We are not in debate for ONLY college debate. For the most part we are in debate to help us with skills that we hope to take with us into the future.

The VP of Novice Training should also be able to help seniors transistion those skills. Parliamentary Debate style is NOT the style to take into a city council or into law school. VP of Novice Training should help to isolate those skills that will help in the future and break the habits of those that will not.

I can provide that. I also have a plan to set forth the timing of that transitioning so as to not disrupt the training of junior members of the team.


Vision for the Team

We have a unique opportunity in the next few years. This team will have a budget that most schools dream of. This school provides a talent pool that is very unique among many teams. Short-term goals are plentiful. "Better debaters" "more travel" and a whole host of very short-sighted goals. Even the vocalized long term goals are lacking in the reasons-for-goals category.

We can take over APDA, NPDA, IE and World's with proper leadership and training. This will allow people a choice of what they want to pursue from UMPDS, provide sponsors to be more excited about funding UMPDS and allow UMPDS to become one of the premier debate teams in the nation, if not the world.

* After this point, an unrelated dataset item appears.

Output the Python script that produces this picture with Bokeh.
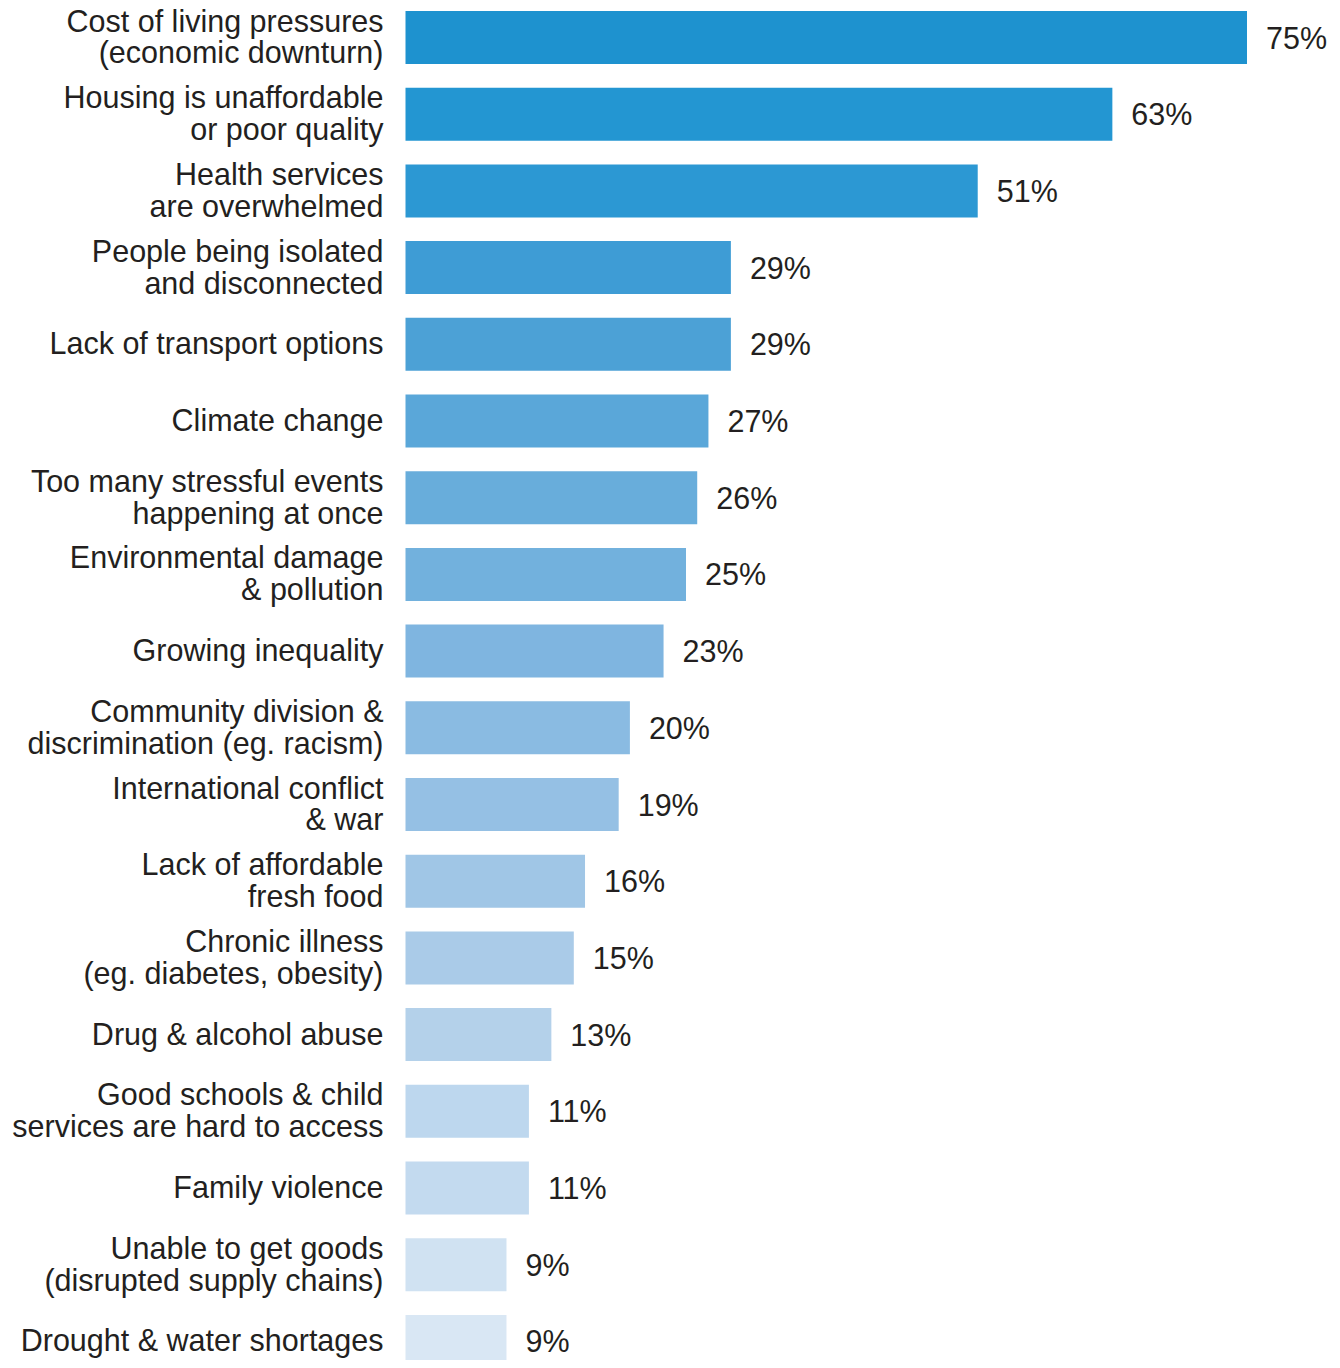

We can, in the meantime, also look to build debate coalitions with smaller schools to help expand our presence while sharing the costs with other teams. There is nothing wrong with having a team of Minnesota schools while we build our empire. And that is the outside of the box thinking that will this team to expand.


Change In Training

What has been the biggest problem in training this year and last year? The inability to isolate skills for practice. When the football team is at practice they don't simply run a scrimmage each session. They isolate skills.

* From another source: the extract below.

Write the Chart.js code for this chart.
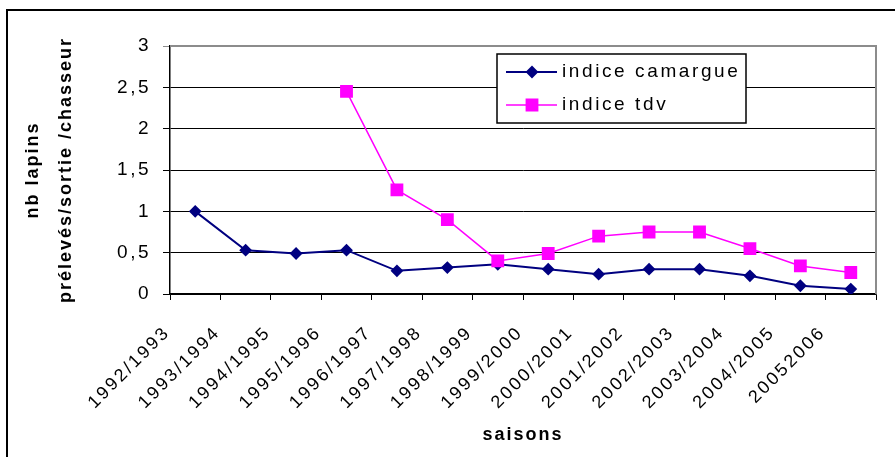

Two years ago the eventual winner of VP for Novice Training proclaimed "innovative ways to practice" to help work on individual skills. What materialized in the two years since is simply debating each and every week.

What will change if I am elected?

There will be opportunities to debate each week, but there also needs to be opportunities to watch. Repetition is good, but observation helps each other with bad habits. An observer is better able to identify and announce those bad habits.

Feedback is crucial to improvement. Isolation is necessary to make skills become a core and instinctive skill.

I plan to make that happen. I will make that happen.

To vote for an expanding future is to vote for Anthony Reel for VP of Novice Training!